Embedded ferrihydrite nanoparticles in a SiO2 medium with enhanced superparamagnetic blocking temperature

https://doi.org/10.1016/j.ceramint.2024.11.473

The composite material based on the ferrihydrite nanoparticles (5Fe₂O₃ · 9H₂O) encapsulated in SiO₂ matrix was synthesized. Synthesized sample has been characterized by transmission electron microscopy, room-temperature ⁵⁷Fe Mössbauer spectroscopyand X-ray photoelectron spectroscopy. The data obtained have shown (i) the presence of isolated ferrihydrite nanoparticles with an average size of ∼4.3 nm in the SiO₂ matrix and (ii) the complete absence of the nanoparticles binding with the SiO₂ matrix.
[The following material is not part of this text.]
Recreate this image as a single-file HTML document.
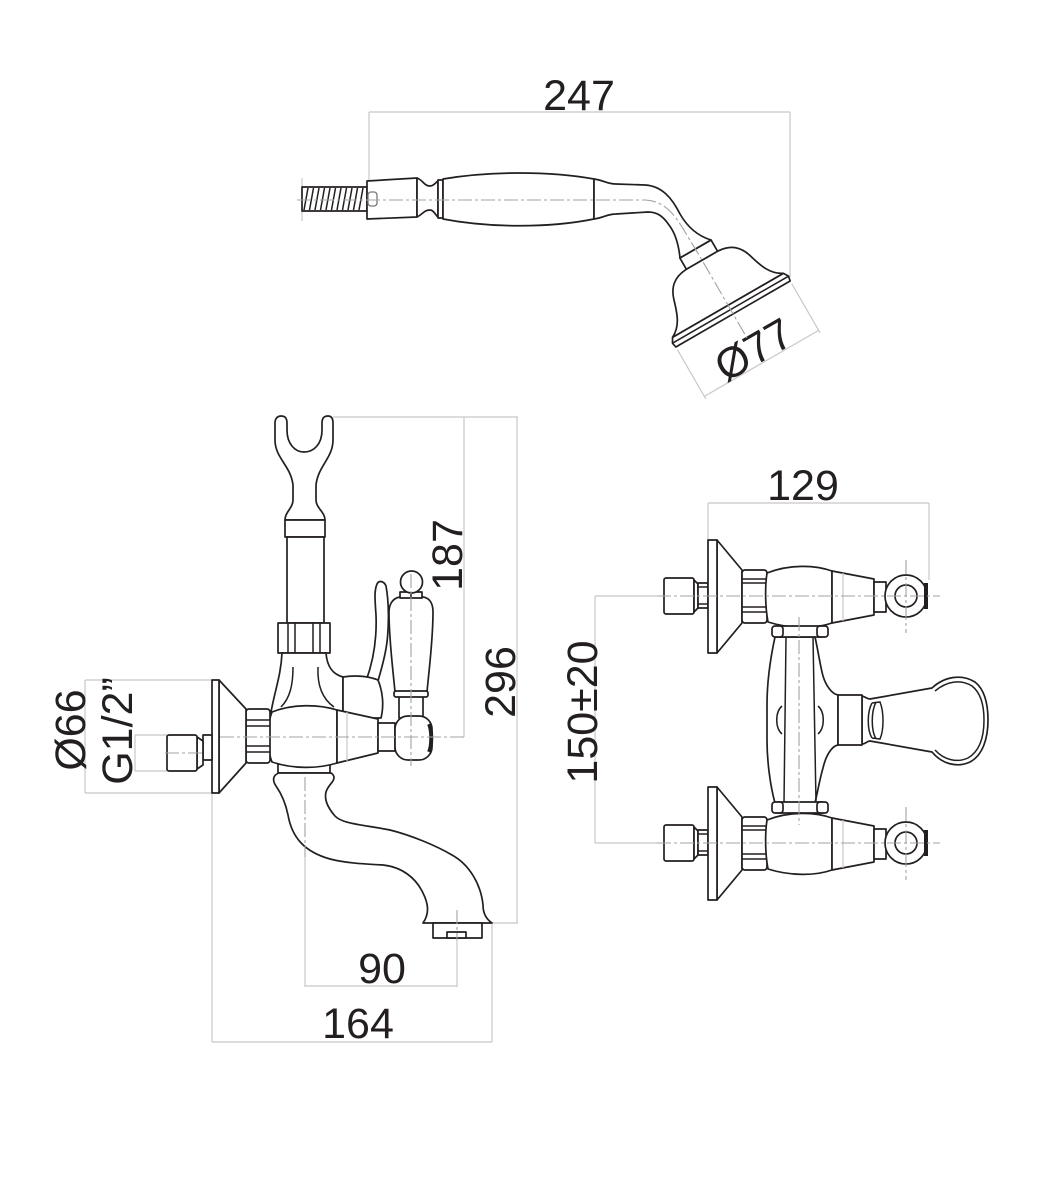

The temperature dependences of the ac and dc magnetization, as well as the temperature evolution of the Mössbauer spectra point out only the occurrence of the superparamagnetic blocking with decreasing temperature. The analysis of the relaxation time of particle magnetic moments have shown no magnetic interactions in the investigated system. A detailed examination of the magnetization curves has revealed that the non-interacted ferrihydrite nanoparticles formed by two magnetic subsystems: paramagnetic surface spins and the magnetically ordered core. Such magnetic morphology results in the significantly decrease of the anisotropy constant (K = 18 ∙ 10⁵ erg/cm³) compared to interacted nanoparticles. At the same time, a decisive role in the magnetic behavior of the material is played by the subsystem of free spins, which involves about half of all iron atoms on the particle surface.